I waved as the lights changed and accelerated away, a Knight of Old making that young boy's day, if not his whole childhood! And when he sets off On An Adventure of his own, he'll remember the Englishman on a flame red motorbike who inspired him once, so long ago... these are the things that daydreams are made off; it took me a while to realise they were my daydreams, not his. Needless to say that young boy had forgotten about me by the time he switched on the TV at home that night. And that was the last time a young boy openly displayed much more than mild interest in my passage around South America.

The speedo tripped round xxxx kilometres an hour out of Curitiba, requiring a stop on the edge of a stretch of dual carriageway at the foot of a long, straight hill. There wasn't much traffic, but what there was thundered past at high speed, anxious to make up for the agonisingly slow uphill sections ahead. I pulled off the tarmac and prepared to take a photo of the speedo.

50 yards ahead and walking towards me was an old man, oblivious to the lorries and the speed and the noise. We smiled a greeting and introduced ourselves.

Walter Kristall was 76, a German immigrant most keen to impress on me that his family had arrived 'before the war, before the war' - refugees from Hitler, in other words. *Good* Germans rather than the bad sort who fled in such numbers after 1945.

Walter spoke and spoke. That was his farm, he said, gesturing to the west, and over there was a cousin. The local brewery is over there. Very good beer. I have family in the next town. My mother died aged 95. Yes, lots of people live a long life round here. I've been to Iguacu, oh yes. And Curitiba, once.

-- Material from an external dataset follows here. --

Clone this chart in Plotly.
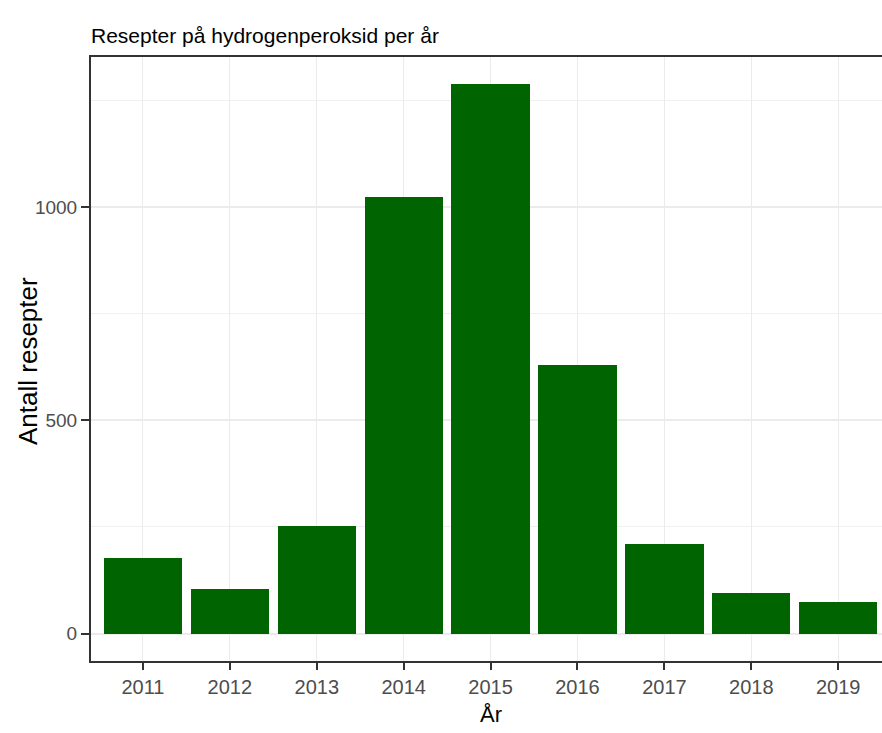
import plotly.graph_objects as go

years = ["2011", "2012", "2013", "2014", "2015", "2016", "2017", "2018", "2019"]
counts = [176, 105, 253, 1023, 1287, 629, 211, 94, 75]
y_ticks = [0, 500, 1000]
y_tick_text = ["0", "500", "1000"]

FONT = "Liberation Sans, Arial, sans-serif"

L, R, T, B = 91, 0, 57, 72
W, H = 882, 733
PW, PH = W - L - R, H - T - B

fig = go.Figure(
    go.Bar(
        x=years,
        y=counts,
        width=0.9,
        marker=dict(color="#006400", line=dict(width=0)),
        hoverinfo="skip",
    )
)

fig.update_layout(
    width=W,
    height=H,
    margin=dict(l=L, r=R, t=T, b=B),
    paper_bgcolor="white",
    plot_bgcolor="white",
    showlegend=False,
    title=dict(
        text="Resepter på hydrogenperoksid per år",
        font=dict(family=FONT, size=21, color="black"),
        x=0, xref="paper", xanchor="left",
        y=1 - 36 / H, yref="container", yanchor="middle",
    ),
    bargap=0,
    annotations=[
        dict(text="År", xref="paper", yref="paper",
             x=(490.5 - L) / PW, y=-(714 - (T + PH)) / PH,
             xanchor="center", yanchor="middle", showarrow=False,
             font=dict(family=FONT, size=22, color="black")),
        dict(text="Antall resepter", xref="paper", yref="paper",
             x=-(L - 28) / PW, y=0.5 - 2 / PH, textangle=-90,
             xanchor="center", yanchor="middle", showarrow=False,
             font=dict(family=FONT, size=26, color="black")),
    ],
)

fig.update_xaxes(
    type="category",
    range=[-0.598, 8.504],
    automargin=False,
    showline=True, linecolor="#333333", linewidth=2, mirror=True,
    ticks="outside", ticklen=7, tickcolor="#333333", tickwidth=1.5,
    tickfont=dict(family=FONT, size=20, color="#4D4D4D"),
    showgrid=True, gridcolor="#EBEBEB", gridwidth=1,
    zeroline=False,
)

fig.update_yaxes(
    range=[-64.4, 1351.4],
    automargin=False,
    tickvals=y_ticks, ticktext=y_tick_text,
    showline=True, linecolor="#333333", linewidth=2, mirror=False,
    ticks="outside", ticklen=8, tickcolor="#333333", tickwidth=1.5,
    tickfont=dict(family=FONT, size=19, color="#4D4D4D"),
    showgrid=True, gridcolor="#EBEBEB", gridwidth=1.5,
    minor=dict(dtick=250, tick0=0, showgrid=True, gridcolor="#F0F0F0", gridwidth=1, ticklen=0),
    zeroline=False,
)

fig.write_html("out.html", config={"displayModeBar": False})

# remove the default page margin so the figure sits at the window origin
with open("out.html", "r", encoding="utf-8") as f:
    html = f.read()
html = html.replace("<head>", "<head><style>html,body{margin:0;padding:0;overflow:hidden}</style>", 1)
with open("out.html", "w", encoding="utf-8") as f:
    f.write(html)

Here we were chatting away on the side of the road in the middle of nowhere in southern Brazil, for half-an-hour, Walter and me. What twists and turns had brought us to this point at this time? What of his life? I was fascinated. Wasn't this exactly the kind of moment I was looking for? But the sun was setting and I still had a long way to go. Walter showed no sign of getting bored with his life story so in the end I had to switch the bike back on and make my excuses. He waved me off and I regretted almost straightaway not staying to talk longer. Already this journey of 10,000 miles was becoming a race rather than a stroll.

Luckily, the wind was much lighter than on my previous trip. I made good time but it was still dark by the time I reached the coast and hit the outskirts of Florianopolis. Lighting was poor and there were lots of cars about, but it didn't feel too dangerous despite all the injunctions to avoid using the roads at night.

The Brazilian motel: an institution. In a Catholic country where kids live with their parents until they marry, the motel is where young, unmarried lovers meet. Of course, many customers are married too, though seldom to each other. The motels are everywhere, their names unmistakeable: Motel Venus, Motel Amor, etc etc. Rooms are rented by the hour, and it was obviously pretty unusual to ask for a room for the whole night - alone!

However, I was bushed and needed to stop. Searching for a much-needed bed heightens the Sherlockian side of the brain - I quickly realised that all beds were on the side of the road heading out of town. Florianolpolis is a place where people want to be ready to leave...

I negotiated a bed in the Motel Fiesta on the southern outskirts and settled down to a night of soft satin sheets and lurve songs wafting uncontrollably through hidden speakers.

My first day *on the road*. I was actually doing it -- at last. I slept brilliantly.